— START Data lines —

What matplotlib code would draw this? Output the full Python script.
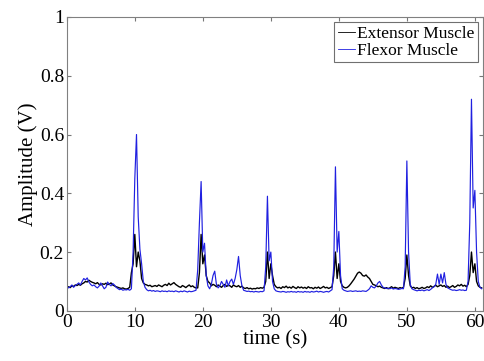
import numpy as np
import matplotlib.pyplot as plt

plt.rcParams['font.family'] = ['Liberation Serif', 'DejaVu Serif']

# time axis, 0.25 s sampling from 0 to 61 s
dt = 0.25
# Extensor muscle amplitude (V), rows of 5 s
extensor = [
    0.08, 0.082, 0.079, 0.085, 0.083, 0.088, 0.086, 0.09, 0.087, 0.092, 0.095, 0.1, 0.098, 0.104, 0.1, 0.097, 0.095, 0.092, 0.096, 0.09,
    0.088, 0.092, 0.09, 0.094, 0.089, 0.091, 0.095, 0.088, 0.085, 0.082, 0.08, 0.078, 0.076, 0.078, 0.075, 0.074, 0.076, 0.08, 0.13, 0.16,
    0.26, 0.15, 0.2, 0.17, 0.11, 0.095, 0.09, 0.088, 0.085, 0.087, 0.082, 0.084, 0.086, 0.083, 0.088, 0.085, 0.082, 0.087, 0.09, 0.086,
    0.094, 0.088, 0.092, 0.096, 0.09, 0.086, 0.082, 0.08, 0.086, 0.083, 0.079, 0.084, 0.088, 0.082, 0.085, 0.08, 0.078, 0.078, 0.13, 0.26,
    0.16, 0.19, 0.12, 0.1, 0.095, 0.085, 0.09, 0.087, 0.082, 0.088, 0.084, 0.08, 0.086, 0.09, 0.083, 0.087, 0.085, 0.08, 0.088, 0.084,
    0.082, 0.086, 0.08, 0.084, 0.078, 0.076, 0.079, 0.075, 0.077, 0.074, 0.076, 0.075, 0.078, 0.076, 0.079, 0.077, 0.08, 0.1, 0.2, 0.11,
    0.16, 0.12, 0.09, 0.082, 0.078, 0.08, 0.076, 0.082, 0.079, 0.084, 0.078, 0.081, 0.077, 0.083, 0.079, 0.076, 0.082, 0.078, 0.081, 0.077,
    0.08, 0.076, 0.082, 0.078, 0.079, 0.075, 0.08, 0.077, 0.081, 0.076, 0.079, 0.083, 0.078, 0.08, 0.076, 0.079, 0.082, 0.12, 0.2, 0.11,
    0.16, 0.1, 0.085, 0.08, 0.078, 0.08, 0.085, 0.092, 0.1, 0.108, 0.118, 0.128, 0.132, 0.128, 0.12, 0.118, 0.122, 0.115, 0.11, 0.1,
    0.09, 0.088, 0.085, 0.082, 0.084, 0.08, 0.078, 0.076, 0.079, 0.075, 0.078, 0.082, 0.077, 0.08, 0.078, 0.076, 0.079, 0.077, 0.08, 0.11,
    0.19, 0.12, 0.085, 0.078, 0.08, 0.076, 0.079, 0.075, 0.077, 0.08, 0.076, 0.078, 0.082, 0.079, 0.085, 0.08, 0.083, 0.087, 0.082, 0.085,
    0.088, 0.083, 0.086, 0.08, 0.084, 0.079, 0.082, 0.086, 0.08, 0.083, 0.088, 0.085, 0.09, 0.084, 0.087, 0.082, 0.09, 0.12, 0.2, 0.13,
    0.16, 0.1, 0.085, 0.08, 0.078,
]
# Flexor muscle amplitude (V)
flexor = [
    0.085, 0.078, 0.082, 0.088, 0.08, 0.086, 0.09, 0.095, 0.088, 0.1, 0.11, 0.105, 0.112, 0.098, 0.09, 0.085, 0.088, 0.082, 0.078, 0.084,
    0.095, 0.085, 0.075, 0.08, 0.098, 0.09, 0.085, 0.093, 0.088, 0.08, 0.076, 0.072, 0.074, 0.07, 0.072, 0.071, 0.073, 0.07, 0.075, 0.2,
    0.45, 0.6, 0.32, 0.21, 0.16, 0.1, 0.08, 0.072, 0.068, 0.07, 0.067, 0.069, 0.066, 0.068, 0.067, 0.065, 0.068, 0.066, 0.067, 0.065,
    0.068, 0.066, 0.067, 0.065, 0.068, 0.066, 0.064, 0.067, 0.065, 0.068, 0.066, 0.064, 0.067, 0.065, 0.066, 0.068, 0.07, 0.14, 0.3, 0.44,
    0.2, 0.23, 0.12, 0.085, 0.075, 0.09, 0.12, 0.135, 0.09, 0.078, 0.085, 0.1, 0.09, 0.08, 0.105, 0.085, 0.1, 0.108, 0.09, 0.11,
    0.14, 0.185, 0.12, 0.085, 0.07, 0.068, 0.066, 0.067, 0.065, 0.066, 0.064, 0.066, 0.065, 0.064, 0.066, 0.065, 0.068, 0.15, 0.39, 0.17,
    0.2, 0.1, 0.075, 0.068, 0.066, 0.065, 0.064, 0.066, 0.065, 0.063, 0.065, 0.064, 0.066, 0.064, 0.065, 0.063, 0.066, 0.064, 0.065, 0.063,
    0.066, 0.064, 0.065, 0.063, 0.066, 0.064, 0.065, 0.067, 0.064, 0.066, 0.065, 0.063, 0.065, 0.066, 0.064, 0.068, 0.072, 0.15, 0.49, 0.2,
    0.27, 0.12, 0.075, 0.07, 0.068, 0.066, 0.067, 0.068, 0.066, 0.067, 0.068, 0.066, 0.067, 0.066, 0.068, 0.067, 0.066, 0.07, 0.075, 0.085,
    0.08, 0.078, 0.085, 0.095, 0.1, 0.088, 0.08, 0.078, 0.076, 0.077, 0.075, 0.078, 0.074, 0.076, 0.075, 0.073, 0.074, 0.076, 0.075, 0.15,
    0.51, 0.2, 0.09, 0.075, 0.072, 0.07, 0.068, 0.07, 0.069, 0.071, 0.068, 0.07, 0.072, 0.069, 0.073, 0.078, 0.082, 0.09, 0.125, 0.09,
    0.125, 0.095, 0.13, 0.09, 0.078, 0.075, 0.072, 0.07, 0.071, 0.069, 0.07, 0.072, 0.07, 0.071, 0.069, 0.07, 0.1, 0.3, 0.72, 0.35,
    0.41, 0.2, 0.1, 0.08, 0.075,
]
t = np.arange(len(extensor)) * dt

fig = plt.figure(figsize=(4.84, 3.61), dpi=100)
ax = fig.add_axes([0.138, 0.139, 0.86, 0.814])

ax.plot(t, extensor, color='black', lw=1.0, label='Extensor Muscle')
ax.plot(t, flexor, color='#2020e0', lw=0.85, label='Flexor Muscle')

ax.set_xlim(0, 61.2)
ax.set_ylim(0, 1)
ax.set_xticks([0, 10, 20, 30, 40, 50, 60])
ax.set_yticks([0, 0.2, 0.4, 0.6, 0.8, 1])
ax.set_yticklabels(['0', '0.2', '0.4', '0.6', '0.8', '1'])
ax.tick_params(direction='in', top=True, right=True, labelsize=14,
               length=3, color='#777777', pad=2)
for s in ax.spines.values():
    s.set_color('#808080')
    s.set_linewidth(0.8)

ax.set_xlabel('time (s)', fontsize=15, labelpad=0)
ax.set_ylabel('Amplitude (V)', fontsize=15, labelpad=1)

leg = ax.legend(loc='upper right', fontsize=12.5, handlelength=1.0,
                handletextpad=0.1, borderpad=0.2, labelspacing=0.05,
                borderaxespad=0.3, fancybox=False, framealpha=1)
leg.get_frame().set_edgecolor('#707070')
leg.get_frame().set_linewidth(0.8)
for h in leg.get_lines():
    h.set_linewidth(0.6)

fig.savefig('out.png', dpi=100)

— END Data lines —

(Short exercise)
Return, unchanged, the lines from the first line of the material through the line that holds "plt.rcParams['font.family'] = ['Liberation", inclusive, omitting pictures.

(Completed task)
What matplotlib code would draw this? Output the full Python script.
import numpy as np
import matplotlib.pyplot as plt

plt.rcParams['font.family'] = ['Liberation Serif', 'DejaVu Serif']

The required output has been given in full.